Piccard has said he launched the project in 2003 to show that renewable energy "can achieve the impossible".
His dream has taken much longer than planned. The attempt was initially expected to last five months, including 25 days of actual flying.
But the aircraft was grounded in July last year when its solar-powered batteries suffered problems halfway through the trip.
'Really exhausting'
The project was also beset by bad weather and illness, which forced Piccard to delay the final leg.
While in the air, the pilot was constantly in contact with mission control in Monaco, where a team of weathermen, mathematicians and engineers monitored the route and prepared flight strategies.
A psychiatrist who made the first non-stop balloon flight around the world in 1999, Piccard had warned the last leg would be difficult because of the high temperatures.
"It's been two hours now I'm flying into high up and down drafts.
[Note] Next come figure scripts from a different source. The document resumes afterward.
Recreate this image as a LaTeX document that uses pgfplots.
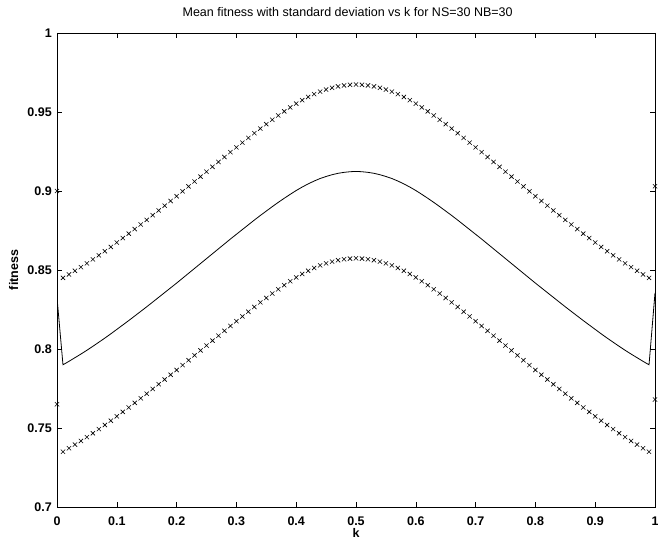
\documentclass[border=0pt]{standalone}
\usepackage{pgfplots}
\pgfplotsset{compat=1.18}
\usepackage{pgfplotstable}
\usepackage{fontspec}
\setmainfont{Liberation Sans}

\pgfplotstableread{
k m u l
0.00 0.8325 0.9000 0.7650
0.01 0.7900 0.8450 0.7350
0.02 0.7922 0.8472 0.7372
0.03 0.7945 0.8495 0.7395
0.04 0.7968 0.8518 0.7418
0.05 0.7992 0.8542 0.7442
0.06 0.8017 0.8567 0.7467
0.07 0.8043 0.8593 0.7493
0.08 0.8069 0.8619 0.7519
0.09 0.8096 0.8646 0.7546
0.10 0.8124 0.8674 0.7574
0.11 0.8152 0.8702 0.7602
0.12 0.8180 0.8730 0.7630
0.13 0.8209 0.8759 0.7659
0.14 0.8238 0.8788 0.7688
0.15 0.8267 0.8817 0.7717
0.16 0.8297 0.8847 0.7747
0.17 0.8327 0.8877 0.7777
0.18 0.8357 0.8907 0.7807
0.19 0.8387 0.8937 0.7837
0.20 0.8417 0.8967 0.7867
0.21 0.8448 0.8998 0.7898
0.22 0.8479 0.9029 0.7929
0.23 0.8510 0.9060 0.7960
0.24 0.8541 0.9091 0.7991
0.25 0.8572 0.9122 0.8022
0.26 0.8603 0.9153 0.8053
0.27 0.8634 0.9184 0.8084
0.28 0.8665 0.9215 0.8115
0.29 0.8696 0.9246 0.8146
0.30 0.8726 0.9276 0.8176
0.31 0.8756 0.9306 0.8206
0.32 0.8786 0.9336 0.8236
0.33 0.8816 0.9366 0.8266
0.34 0.8845 0.9395 0.8295
0.35 0.8873 0.9423 0.8323
0.36 0.8901 0.9451 0.8351
0.37 0.8928 0.9478 0.8378
0.38 0.8954 0.9504 0.8404
0.39 0.8979 0.9529 0.8429
0.40 0.9003 0.9553 0.8453
0.41 0.9025 0.9575 0.8475
0.42 0.9045 0.9595 0.8495
0.43 0.9063 0.9613 0.8513
0.44 0.9079 0.9629 0.8529
0.45 0.9092 0.9642 0.8542
0.46 0.9103 0.9653 0.8553
0.47 0.9112 0.9662 0.8562
0.48 0.9118 0.9668 0.8568
0.49 0.9122 0.9672 0.8572
0.50 0.9124 0.9674 0.8574
0.51 0.9122 0.9672 0.8572
0.52 0.9118 0.9668 0.8568
0.53 0.9112 0.9662 0.8562
0.54 0.9103 0.9653 0.8553
0.55 0.9092 0.9642 0.8542
0.56 0.9079 0.9629 0.8529
0.57 0.9063 0.9613 0.8513
0.58 0.9045 0.9595 0.8495
0.59 0.9025 0.9575 0.8475
0.60 0.9003 0.9553 0.8453
0.61 0.8979 0.9529 0.8429
0.62 0.8954 0.9504 0.8404
0.63 0.8928 0.9478 0.8378
0.64 0.8901 0.9451 0.8351
0.65 0.8873 0.9423 0.8323
0.66 0.8845 0.9395 0.8295
0.67 0.8816 0.9366 0.8266
0.68 0.8786 0.9336 0.8236
0.69 0.8756 0.9306 0.8206
0.70 0.8726 0.9276 0.8176
0.71 0.8696 0.9246 0.8146
0.72 0.8665 0.9215 0.8115
0.73 0.8634 0.9184 0.8084
0.74 0.8603 0.9153 0.8053
0.75 0.8572 0.9122 0.8022
0.76 0.8541 0.9091 0.7991
0.77 0.8510 0.9060 0.7960
0.78 0.8479 0.9029 0.7929
0.79 0.8448 0.8998 0.7898
0.80 0.8417 0.8967 0.7867
0.81 0.8387 0.8937 0.7837
0.82 0.8357 0.8907 0.7807
0.83 0.8327 0.8877 0.7777
0.84 0.8297 0.8847 0.7747
0.85 0.8267 0.8817 0.7717
0.86 0.8238 0.8788 0.7688
0.87 0.8209 0.8759 0.7659
0.88 0.8180 0.8730 0.7630
0.89 0.8152 0.8702 0.7602
0.90 0.8124 0.8674 0.7574
0.91 0.8096 0.8646 0.7546
0.92 0.8069 0.8619 0.7519
0.93 0.8043 0.8593 0.7493
0.94 0.8017 0.8567 0.7467
0.95 0.7992 0.8542 0.7442
0.96 0.7968 0.8518 0.7418
0.97 0.7945 0.8495 0.7395
0.98 0.7922 0.8472 0.7372
0.99 0.7900 0.8450 0.7350
1.00 0.8355 0.9030 0.7680
}\fitdata

\begin{document}
\begin{tikzpicture}
\begin{axis}[
  scale only axis,
  width=598bp, height=474bp,
  xmin=0, xmax=1, ymin=0.7, ymax=1,
  xtick={0,0.1,0.2,0.3,0.4,0.5,0.6,0.7,0.8,0.9,1},
  ytick={0.7,0.75,0.8,0.85,0.9,0.95,1},
  tick align=inside,
  major tick length=5bp,
  tick style={black, line width=0.6pt},
  axis line style={line width=0.8pt},
  /pgf/number format/assume math mode=true,
  /pgf/number format/fixed,
  /pgf/number format/precision=2,
  tick label style={font=\fontsize{12.5bp}{15bp}\selectfont\bfseries},
  xticklabel style={anchor=base, inner sep=0pt, yshift=-18bp},
  yticklabel style={anchor=east, inner sep=0pt, xshift=-5bp},
  title={Mean fitness with standard deviation vs k for NS=30 NB=30},
  title style={font=\fontsize{12.5bp}{15bp}\selectfont, at={(axis description cs:0.486,1.0232)}, anchor=base, inner sep=0pt},
  xlabel={k},
  ylabel={fitness},
  label style={font=\fontsize{12.5bp}{15bp}\selectfont\bfseries, inner sep=0pt},
  xlabel style={at={(axis description cs:0.5,-0.0635)}, anchor=base},
  ylabel style={at={(axis description cs:-0.0652,0.5)}, anchor=base, rotate=0},
]
\addplot[black, line width=0.8pt, mark=none] table[x=k, y=m] {\fitdata};
\addplot[black, only marks, mark=x, mark size=3bp, mark options={line width=0.6pt}] table[x=k, y=u] {\fitdata};
\addplot[black, only marks, mark=x, mark size=3bp, mark options={line width=0.6pt}] table[x=k, y=l] {\fitdata};
\end{axis}
\pgfresetboundingbox
\useasboundingbox ([shift={(-57bp,-33bp)}]current axis.south west) rectangle ([shift={(3bp,33bp)}]current axis.north east);
\end{tikzpicture}
\end{document}
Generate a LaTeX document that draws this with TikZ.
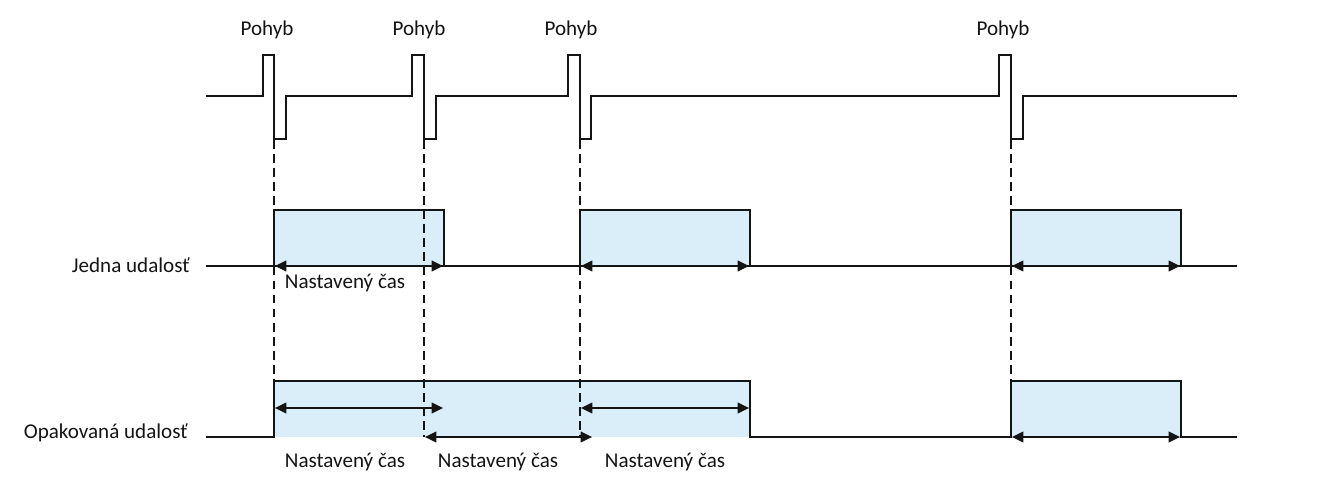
\documentclass[tikz,border=0pt]{standalone}
\usepackage{fontspec}
\setmainfont{Carlito}
\usetikzlibrary{arrows.meta}
\definecolor{boxfill}{RGB}{217,238,248}
\definecolor{ink}{RGB}{20,20,20}
\tikzset{
  sig/.style={line width=1.2pt, draw=ink, line join=miter},
  guide/.style={line width=0.9pt, draw=ink, dash pattern=on 5pt off 3pt},
  span/.style={line width=1pt, draw=ink, {Triangle[length=6.5pt,width=6pt]}-{Triangle[length=6.5pt,width=6pt]}, shorten <=0.5pt, shorten >=0.5pt},
  lbl/.style={font=\fontsize{12}{14}\selectfont, text=ink, inner sep=0pt}
}
\begin{document}
\begin{tikzpicture}[x=0.02cm,y=-0.02cm]
\useasboundingbox (0,0) rectangle (1340,500);
% labels Pohyb
\node[lbl] (p1) at (267,30) {Pohyb};
\node[lbl] (p2) at (419,30) {Pohyb};
\node[lbl] (p3) at (571,30) {Pohyb};
\node[lbl] (p4) at (1003,30) {Pohyb};
% row labels
\node[lbl, anchor=east] (r1) at (190,265) {Jedna udalosť};
\node[lbl, anchor=east] (r2) at (188,433) {Opakovaná udalosť};
% boxes (filled)
\fill[boxfill] (274,210) rectangle (444,266);
\fill[boxfill] (580,210) rectangle (750,266);
\fill[boxfill] (1011,210) rectangle (1181,266);
\fill[boxfill] (274,381) rectangle (750,437);
\fill[boxfill] (1011,381) rectangle (1181,437);
% guides
\coordinate (g1a) at (274,140); \coordinate (g1b) at (274,437);
\coordinate (g2a) at (424,140); \coordinate (g2b) at (424,437);
\coordinate (g3a) at (580,140); \coordinate (g3b) at (580,437);
\coordinate (g4a) at (1011,140); \coordinate (g4b) at (1011,381);
\draw[guide] (g1a) -- (g1b);
\draw[guide] (g2a) -- (g2b);
\draw[guide] (g3a) -- (g3b);
\draw[guide] (g4a) -- (g4b);
% top signal
\draw[sig] (206,96) -- (263,96) -- (263,55) -- (274,55) -- (274,139) -- (286,139) -- (286,96)
  -- (412,96) -- (412,55) -- (424,55) -- (424,139) -- (436,139) -- (436,96)
  -- (568,96) -- (568,55) -- (580,55) -- (580,139) -- (591,139) -- (591,96)
  -- (999,96) -- (999,55) -- (1011,55) -- (1011,139) -- (1023,139) -- (1023,96)
  -- (1237,96);
% Jedna udalost
\draw[sig] (206,266) -- (1237,266);
\draw[sig] (274,266) -- (274,210) -- (444,210) -- (444,266);
\draw[sig] (580,266) -- (580,210) -- (750,210) -- (750,266);
\draw[sig] (1011,266) -- (1011,210) -- (1181,210) -- (1181,266);
\coordinate (j1a) at (274,266); \coordinate (j1b) at (444,266);
\coordinate (j2a) at (580,266); \coordinate (j2b) at (750,266);
\coordinate (j3a) at (1011,266); \coordinate (j3b) at (1181,266);
\draw[span] (j1a) -- (j1b);
\draw[span] (j2a) -- (j2b);
\draw[span] (j3a) -- (j3b);
\node[lbl] (t1) at (345,283) {Nastavený čas};
% Opakovana udalost
\draw[sig] (206,437) -- (274,437) -- (274,381) -- (750,381) -- (750,437) -- (1011,437) -- (1011,381) -- (1181,381) -- (1181,437) -- (1237,437);
\coordinate (o1a) at (274,408); \coordinate (o1b) at (444,408);
\coordinate (o2a) at (424,437); \coordinate (o2b) at (593,437);
\coordinate (o3a) at (580,408); \coordinate (o3b) at (750,408);
\coordinate (o4a) at (1011,437); \coordinate (o4b) at (1181,437);
\draw[span] (o1a) -- (o1b);
\draw[span] (o2a) -- (o2b);
\draw[span] (o3a) -- (o3b);
\draw[span] (o4a) -- (o4b);
\node[lbl] (t2) at (345,462) {Nastavený čas};
\node[lbl] (t3) at (498,462) {Nastavený čas};
\node[lbl] (t4) at (665,462) {Nastavený čas};
\end{tikzpicture}
\end{document}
And I can't even drink. It's really exhausting," he tweeted on Sunday.
But he did not show signs of fatigue when he landed.
"It was a project that was very difficult, a lot of people doubted we could do it, so of course for the team it's fantastic but also for all the people who believe in clean technologies," Piccard told reporters after landing.
While the pilots do not expect commercial solar-powered planes any time soon, they hope the project will help spur wider progress in clean energy.
"We can hardly believe that we made it. It's still a little bit like in a dream. We have to realise that it's the reality," Piccard said.
"Now the trip around the world has been done, and there is one thing less that is impossible in the world," he added.